### Material provided

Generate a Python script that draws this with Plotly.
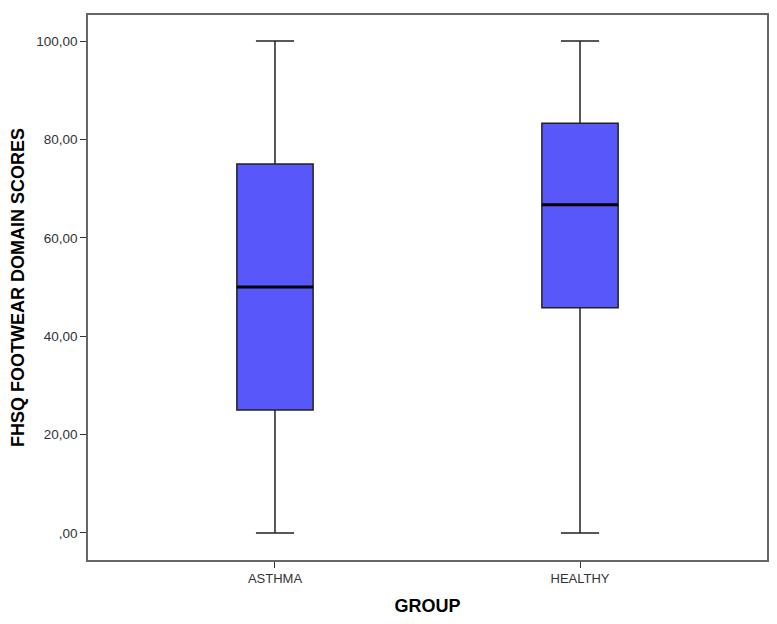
import plotly.graph_objects as go

# Dane
groups = ['ASTHMA', 'HEALTHY']
minimum = [0, 0]
q1 = [25, 45.8]
median = [50, 66.7]
q3 = [75, 83.3]
maximum = [100, 100]

y_ticks = [0, 20, 40, 60, 80, 100]
y_tick_labels = [',00', '20,00', '40,00', '60,00', '80,00', '100,00']

font_family = 'Arial, Liberation Sans, sans-serif'

fig = go.Figure()

# Pudełka
fig.add_trace(go.Box(
    x=groups,
    q1=q1,
    median=median,
    q3=q3,
    lowerfence=minimum,
    upperfence=maximum,
    width=0.25,
    whiskerwidth=0.5,
    fillcolor='#5757FA',
    line=dict(color='#222222', width=1.5),
    boxpoints=False,
    hoverinfo='skip',
    showlegend=False,
))

# Gruba linia mediany (pudełko o zerowej wysokości)
fig.add_trace(go.Box(
    x=groups,
    q1=median,
    median=median,
    q3=median,
    lowerfence=median,
    upperfence=median,
    width=0.25,
    whiskerwidth=0,
    fillcolor='rgba(0,0,0,0)',
    line=dict(color='black', width=3),
    boxpoints=False,
    hoverinfo='skip',
    showlegend=False,
))

# Strona ma domyślny margines 8 px, więc figura jest o tyle mniejsza
fig.update_layout(
    width=769,
    height=616,
    margin=dict(l=80, r=10, t=5, b=64),
    paper_bgcolor='white',
    plot_bgcolor='white',
    font=dict(family=font_family, size=12, color='#333333'),
    xaxis=dict(
        range=[-0.613, 1.613],
        showline=True, mirror=True, linecolor='#666666', linewidth=1.5,
        ticks='outside', ticklen=6, tickcolor='#333333',
        showgrid=False, zeroline=False,
        tickfont=dict(size=13, color='#333333'),
        title=dict(text='<b>GROUP</b>', font=dict(size=18, color='black'), standoff=14),
    ),
    yaxis=dict(
        range=[-5.5, 105.3],
        tickvals=y_ticks,
        ticktext=y_tick_labels,
        showline=True, mirror=True, linecolor='#666666', linewidth=1.5,
        ticks='outside', ticklen=6, tickcolor='#333333',
        showgrid=False, zeroline=False,
        tickfont=dict(size=13.5, color='#333333'),
        title=dict(text='<b>FHSQ FOOTWEAR DOMAIN SCORES</b>', font=dict(size=18, color='black'), standoff=10),
    ),
)

fig.write_html('out.html')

### Problem requirements
Your task is to repeat the material above exactly, without its pictures.

### Result of this exercise
Generate a Python script that draws this with Plotly.
import plotly.graph_objects as go

# Dane
groups = ['ASTHMA', 'HEALTHY']
minimum = [0, 0]
q1 = [25, 45.8]
median = [50, 66.7]
q3 = [75, 83.3]
maximum = [100, 100]

y_ticks = [0, 20, 40, 60, 80, 100]
y_tick_labels = [',00', '20,00', '40,00', '60,00', '80,00', '100,00']

font_family = 'Arial, Liberation Sans, sans-serif'

fig = go.Figure()

# Pudełka
fig.add_trace(go.Box(
    x=groups,
    q1=q1,
    median=median,
    q3=q3,
    lowerfence=minimum,
    upperfence=maximum,
    width=0.25,
    whiskerwidth=0.5,
    fillcolor='#5757FA',
    line=dict(color='#222222', width=1.5),
    boxpoints=False,
    hoverinfo='skip',
    showlegend=False,
))

# Gruba linia mediany (pudełko o zerowej wysokości)
fig.add_trace(go.Box(
    x=groups,
    q1=median,
    median=median,
    q3=median,
    lowerfence=median,
    upperfence=median,
    width=0.25,
    whiskerwidth=0,
    fillcolor='rgba(0,0,0,0)',
    line=dict(color='black', width=3),
    boxpoints=False,
    hoverinfo='skip',
    showlegend=False,
))

# Strona ma domyślny margines 8 px, więc figura jest o tyle mniejsza
fig.update_layout(
    width=769,
    height=616,
    margin=dict(l=80, r=10, t=5, b=64),
    paper_bgcolor='white',
    plot_bgcolor='white',
    font=dict(family=font_family, size=12, color='#333333'),
    xaxis=dict(
        range=[-0.613, 1.613],
        showline=True, mirror=True, linecolor='#666666', linewidth=1.5,
        ticks='outside', ticklen=6, tickcolor='#333333',
        showgrid=False, zeroline=False,
        tickfont=dict(size=13, color='#333333'),
        title=dict(text='<b>GROUP</b>', font=dict(size=18, color='black'), standoff=14),
    ),
    yaxis=dict(
        range=[-5.5, 105.3],
        tickvals=y_ticks,
        ticktext=y_tick_labels,
        showline=True, mirror=True, linecolor='#666666', linewidth=1.5,
        ticks='outside', ticklen=6, tickcolor='#333333',
        showgrid=False, zeroline=False,
        tickfont=dict(size=13.5, color='#333333'),
        title=dict(text='<b>FHSQ FOOTWEAR DOMAIN SCORES</b>', font=dict(size=18, color='black'), standoff=10),
    ),
)

fig.write_html('out.html')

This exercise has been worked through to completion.